As promised this time a post about life at the University.
The University of Brighton has 6 campuses and the school of education, where I have to go to, is based in Falmer, up in the hills, right next to the Falmer Stadium, home of the Brighton & Hove Albion Football Club.
The Falmer campus is massive. During my first week I got lost and had to call a classmate to ask where our next class was. Besides obviously classrooms and computer rooms the Falmer campus has a library, a student shop, a restaurant, a sports centre, various cafés and a cash machine with a very misleading sign saying: ‘free cash’.
Mandy and I go to Zumba class almost every Monday, before class we eat at the restaurant. Everyday there’s a soup of the day, 3 main courses you can choose from, usually one with chicken, one with fish and one vegetarian and then there’s a dessert. The first time we ate there they had cheesecake, that was still the best dessert so far. On top of that it’s not expensive at all.
I’ve joined a class of fourth year’s students who study to become teachers at either a primary or secondary school. I only have 3 subjects and I’d like to tell you a little bit about them.
New Voices (literature from 1900 to 2008)
Those of you who know me know that literature is my favourite subject because I love to read. However I usually don’t like the subject literature in school mainly due to the fact that most of the time it’s already been decided what you have to read and they only test if you’ve read it. It’s of course still important to read however it doesn’t have to be the same book as the rest of the class is reading, if you just talk to Dave he can recommend you something else. He doesn’t care that much if you just can’t read a certain book because it doesn’t appeal to you or you just can’t sympathise with the main character, you just have to be able to explain why.
This subject is my absolute favourite simply because it’s unlike anything back in The Netherlands. Dave, our lecturer, really motivates you to think about what you’ve read, he wants you to analyse what you’ve read and makes you look at it in a different way, sometimes my whole opinion about a piece changes because of a lesson and it makes me want to re-read the book.

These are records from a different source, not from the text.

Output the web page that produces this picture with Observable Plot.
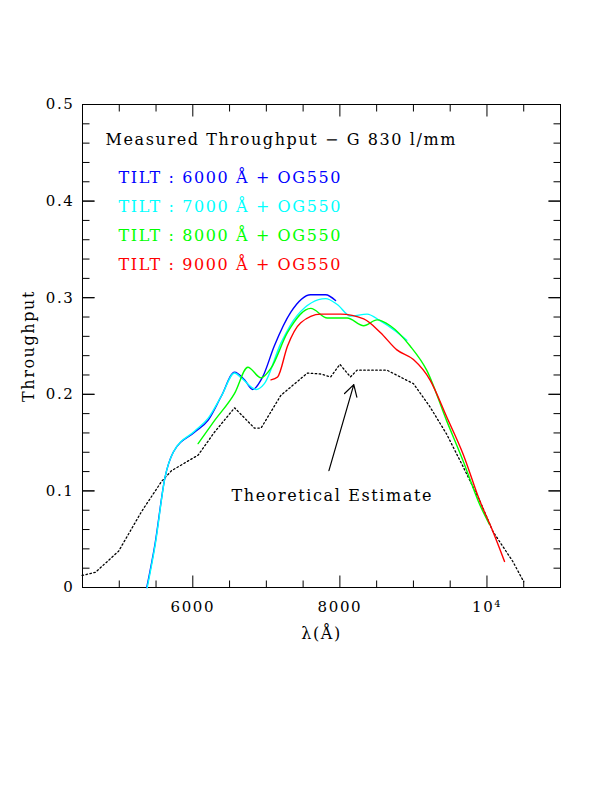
<!DOCTYPE html>
<html><head><meta charset="utf-8">
<script src="https://cdn.jsdelivr.net/npm/d3@7"></script>
<script src="https://cdn.jsdelivr.net/npm/@observablehq/plot@0.6"></script>
<style>body{margin:0;background:#fff} svg text{font-family:'DejaVu Serif',serif;letter-spacing:1.6px}</style>
</head><body><div id="c"></div>
<script>
const theoWl=[4495,4676,4991,5306,5577,5712,6072,6297,6568,6838,6928,7198,7559,7739,7874,8000,8144,8234,8640,9000,9225,9450,9676,9901,10081,10351,10500];
const theoV=[0.0125,0.0157,0.0376,0.079,0.11,0.121,0.137,0.161,0.186,0.165,0.165,0.199,0.222,0.221,0.218,0.231,0.218,0.225,0.225,0.211,0.187,0.159,0.125,0.090,0.058,0.027,0.006];
const t6Wl=[5374,5486,5622,5734,6027,6207,6387,6568,6703,6815,6950,7108,7333,7604,7806,7941];
const t6V=[0,0.045,0.114,0.140,0.161,0.173,0.198,0.223,0.215,0.205,0.218,0.25,0.285,0.303,0.303,0.297];
const t7Wl=[5380,5490,5622,5734,6027,6207,6387,6568,6660,6860,6973,7198,7423,7806,7964,8144,8369,8550,8730,8910];
const t7V=[0,0.045,0.114,0.140,0.162,0.175,0.198,0.222,0.217,0.205,0.211,0.253,0.282,0.299,0.293,0.281,0.283,0.276,0.267,0.256];
const t8Wl=[6072,6297,6568,6748,6928,7063,7288,7604,7829,8099,8324,8505,8685,8955,9180,9450,9676,9901,10036];
const t8V=[0.149,0.173,0.201,0.228,0.217,0.227,0.264,0.289,0.279,0.279,0.271,0.277,0.271,0.25,0.225,0.173,0.131,0.086,0.065];
const t9Wl=[7063,7153,7288,7468,7739,8009,8324,8550,8775,9000,9225,9450,9676,9901,10081,10239];
const t9V=[0.215,0.218,0.25,0.274,0.283,0.283,0.278,0.264,0.246,0.236,0.215,0.177,0.138,0.090,0.058,0.027];
const legendLabels=["TILT : 6000 Å + OG550","TILT : 7000 Å + OG550","TILT : 8000 Å + OG550","TILT : 9000 Å + OG550"];
const colors=["#0000ff","#00ffff","#00ff00","#ff0000"];
const xMajor=[6000,8000,10000], xMajorLabels=["6000","8000","10⁴"];
const xMinor=d3.range(5000,11000,500);
const yMajor=[0,0.1,0.2,0.3,0.4,0.5], yMinor=d3.range(0.02,0.5,0.02);

const F="'DejaVu Serif', serif";
const pts=(w,v,s)=>w.map((x,i)=>({x,y:v[i],s}));
const series=[pts(t6Wl,t6V,0),pts(t7Wl,t7V,1),pts(t8Wl,t8V,2),pts(t9Wl,t9V,3)];
const X0=4500,X1=11000;
const dx=6500/478, dy=0.5/483;
const tk=[];
for(const x of xMinor){const L=xMajor.includes(x)?12:7;tk.push({x1:x,x2:x,y1:0,y2:L*dy},{x1:x,x2:x,y1:0.5,y2:0.5-L*dy});}
for(const y of yMinor.concat(yMajor)){const L=yMajor.some(m=>Math.abs(m-y)<1e-9)?12:7;tk.push({x1:X0,x2:X0+L*dx,y1:y,y2:y},{x1:X1,x2:X1-L*dx,y1:y,y2:y});}
const legend=legendLabels.map((t,i)=>({t,i,y:0.5-(177-104)*dy-i*29*dy}));

const p=Plot.plot({
 width:612,height:680,marginLeft:82,marginRight:52,marginTop:104,marginBottom:93,
 style:{fontFamily:F,fontSize:"15px",background:"#fff"},
 x:{domain:[X0,X1],axis:null},
 y:{domain:[0,0.5],axis:null},
 marks:[
  Plot.frame({stroke:"black"}),
  Plot.link(tk,{x1:"x1",x2:"x2",y1:"y1",y2:"y2",stroke:"black"}),
  Plot.text(xMajor,{x:d=>d,y:0,dy:20,text:(d,i)=>xMajorLabels[i],fontSize:15}),
  Plot.text(yMajor,{x:X0,y:d=>d,dx:-8,textAnchor:"end",text:d=>String(d),fontSize:15}),
  Plot.text(["λ(Å)"],{x:7750,y:0,dy:46,fontSize:16}),
  Plot.text(["Throughput"],{x:X0,y:0.25,dx:-54,rotate:-90,fontSize:16}),
  Plot.line(pts(theoWl,theoV,"t"),{x:"x",y:"y",stroke:"black",strokeDasharray:"1.5,2.5",strokeWidth:1.3}),
  ...series.map((s,i)=>Plot.line(s,{x:"x",y:"y",stroke:colors[i],strokeWidth:1.4,curve:"monotone-x"})),
  Plot.arrow([{a:7851,b:0.121,c:8189,d:0.21}],{x1:"a",y1:"b",x2:"c",y2:"d",stroke:"black",headLength:16,strokeWidth:1.2}),
  Plot.text(["Theoretical Estimate"],{x:7896,y:0.095,fontSize:16}),
  Plot.text(["Measured Throughput − G 830 l/mm"],{x:X0,y:0.5-(139-104)*dy,dx:23,textAnchor:"start",fontSize:16}),
  Plot.text(legend,{x:X0,y:"y",dx:36,textAnchor:"start",text:"t",fill:d=>colors[d.i],fontSize:16})
 ]
});
document.getElementById("c").append(p);
</script></body></html>
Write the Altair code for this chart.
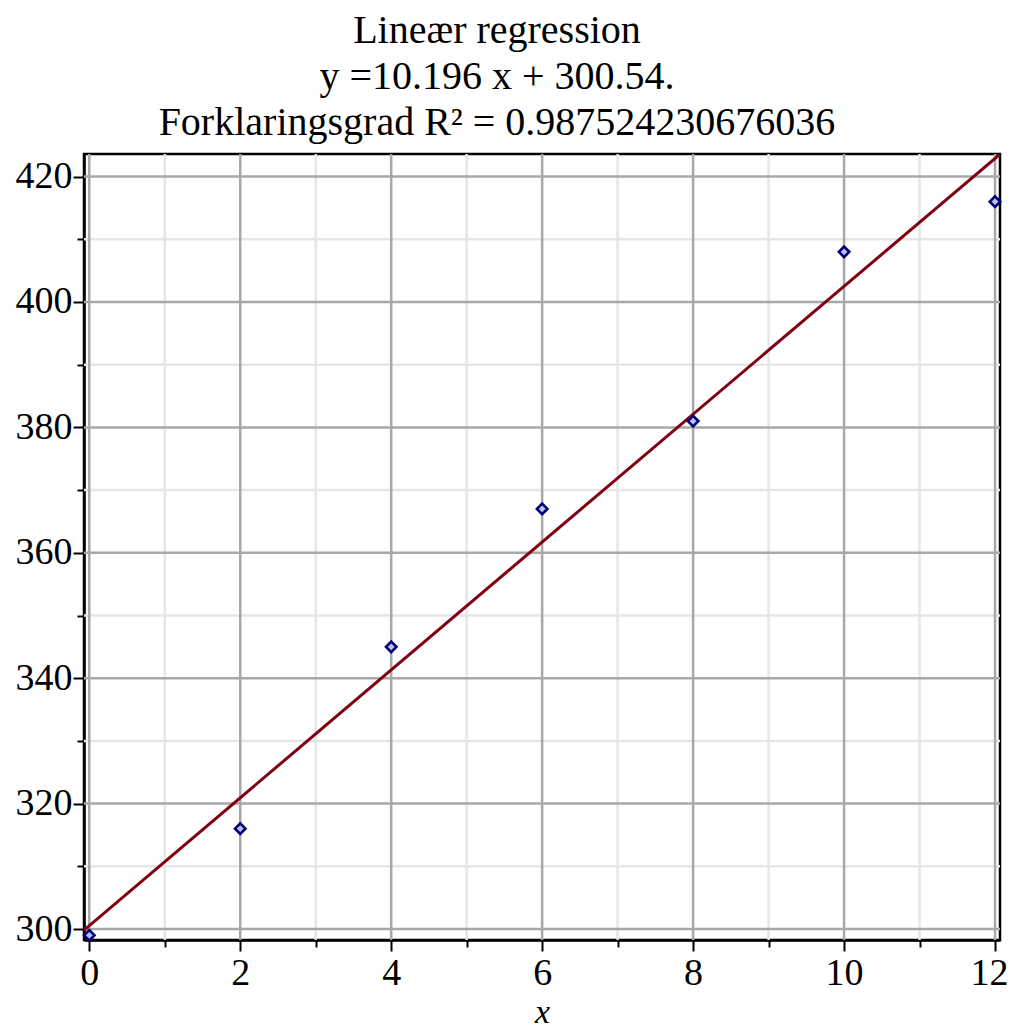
import altair as alt
import pandas as pd

# Data
x_vals = [0, 2, 4, 6, 8, 10, 12]
y_vals = [299, 316, 345, 367, 381, 408, 416]

# Grid / tick values
x_major = [0, 2, 4, 6, 8, 10, 12]
x_minor = [1, 3, 5, 7, 9, 11]
y_major = [300, 320, 340, 360, 380, 400, 420]
y_minor = [310, 330, 350, 370, 390, 410]
x_ticks = list(range(0, 13))
y_ticks = list(range(300, 421, 10))

x_domain = [-0.07, 12.066]
y_domain = [298.25, 423.6]

title_lines = [
    "Lineær regression",
    "y =10.196 x + 300.54.",
    "Forklaringsgrad R² = 0.987524230676036",
]

FONT = "Liberation Serif"
pts = pd.DataFrame({"x": x_vals, "y": y_vals})

xs = alt.Scale(domain=x_domain, nice=False, zero=False)
ys = alt.Scale(domain=y_domain, nice=False, zero=False)

x_axis = alt.Axis(
    values=x_ticks,
    labelExpr="datum.value % 2 === 0 ? datum.label : ''",
    tickSize={"condition": {"test": "datum.value % 2 === 0", "value": 11}, "value": 7},
    labelOffset={"condition": {"test": "datum.value === 12", "value": -6}, "value": 0},
    grid=False,
    domainColor="black", domainWidth=2.5,
    tickColor="black", tickWidth=2,
    labelFont=FONT, labelFontSize=38, labelColor="black", labelPadding=3,
    labelFlush=False,
    title="x", titleFont=FONT, titleFontSize=34, titleFontStyle="italic",
    titleFontWeight="normal", titleColor="black",
    titleBaseline="alphabetic", titleY=82,
)
y_axis = alt.Axis(
    values=y_ticks,
    labelExpr="datum.value % 20 === 0 ? datum.label : ''",
    tickSize={"condition": {"test": "datum.value % 20 === 0", "value": 11}, "value": 7},
    grid=False,
    domainColor="black", domainWidth=2.5,
    tickColor="black", tickWidth=2,
    labelFont=FONT, labelFontSize=38, labelColor="black", labelPadding=1,
    labelFlush=False,
    title=None,
)

X = alt.X("x:Q", scale=xs, axis=x_axis)
Y = alt.Y("y:Q", scale=ys, axis=y_axis)

minor_v = alt.Chart(pd.DataFrame({"x": x_minor})).mark_rule(
    color="#e6e6e6", strokeWidth=2.5).encode(x=X)
minor_h = alt.Chart(pd.DataFrame({"y": y_minor})).mark_rule(
    color="#e6e6e6", strokeWidth=2.5).encode(y=Y)
major_v = alt.Chart(pd.DataFrame({"x": x_major})).mark_rule(
    color="#a8a8a8", strokeWidth=2.5).encode(x=X)
major_h = alt.Chart(pd.DataFrame({"y": y_major})).mark_rule(
    color="#a8a8a8", strokeWidth=2.5).encode(y=Y)

reg = alt.Chart(pts).transform_regression(
    "x", "y", extent=x_domain
).mark_line(color="#800014", strokeWidth=3, clip=True).encode(x=X, y=Y)

points = alt.Chart(pts).mark_point(
    shape="diamond", filled=True, fill="#b8c0e6", stroke="#00007a",
    strokeWidth=2.6, size=110, opacity=1,
).encode(x=X, y=Y)

chart = alt.layer(minor_v, minor_h, major_v, major_h, reg, points).properties(
    width=916,
    height=786,
    title=alt.TitleParams(
        text=title_lines, font=FONT, fontSize=40, fontWeight="normal",
        lineHeight=46, anchor="middle", dx=-45, offset=10, color="black",
    ),
    autosize=alt.AutoSizeParams(type="none"),
    padding={"left": 76, "top": 146, "right": 8, "bottom": 88},
).configure_view(stroke="black", strokeWidth=2.5)

chart.save("out.html", embed_options={"renderer": "svg", "actions": False})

Another thing I really like about New Voices is that we read things that are nothing like we usually have to read. Right now we have to read a picture book, yes, you’ve read that correctly, I’m studying literature at a university and my homework is to read a picture book. It’s not exactly on an easy subject, we’ve just dealt with (post) colonialism and right now we’re moving on to holocaust literature. As you can probably guess by know we don’t read the typical literature written by a dead, white male. We read literature by new voices, voices that are new to us and were unheard and unseen, voices that were marginalised.
Drama is taught by the amazingly inspirational Kate, those of you who’ve met her know what I’m talking about. Not only does she have an amazing British accent, she also tells really impressive and captivating stories, most of the time she starts her lesson with a funny or interesting anecdote or story. One time she said her father told her: ‘Never run when you can walk, never stand where you can sit and always check your bills’, now that’s some good advice. The story I’ll always remember though has the be the one she told about being up somewhere in the mountains, visiting a very primitive school, and the person who was travelling with her asked the head of school what he needed, she probably wanted to send money or buy supplies for the school however to her surprise the head of school answered that he only needed inspirational teachers.
That’s in my opinion really why it’s so important to learn drama if you want to become a good and inspirational teacher. You have to be comfortable in your own skin and able of creating a safe environment for the learners so they can show their creativity and talents. You have to think outside the box. Kate shows us how to use drama in the classroom, as well as combining it with literature and gives us examples we can actually use.
Transfer and Transition.
To be completely honest with you, I don’t know if I like Transfer and Transition. It’s a subject about the change between primary school and secondary school, now because I’m only going to teach at a secondary school I didn’t know if this was going to be relevant for me, turns out it actually is because as a teacher at a secondary school you have to keep in mind that this transition phase is very difficult for these students and you can do things to make this more comfortable. In the past 2 lessons we had to talk about our own experiences and although the change from primary to secondary school is still the same we already realised that the school system in England is very different from what we’re used to in The Netherlands. That’s why Rita, Petronella, Mandy and I had to do a presentation about the education system in The Netherlands, so our classmates could understand where we come from. To be honest with you I was quite nervous to do this presentation because the secondary education system in The Netherlands is complicated with all the different levels, however the presentation was great and we got a lot compliments. Our classmates were very interested in our education system and were not too shy to ask questions.
So this was the promised post about life at the University, during the last couple of weeks I went on some trips to Bodiam Castle, Rye, Stonehenge and Bath, so my next posts will probably be on those trips.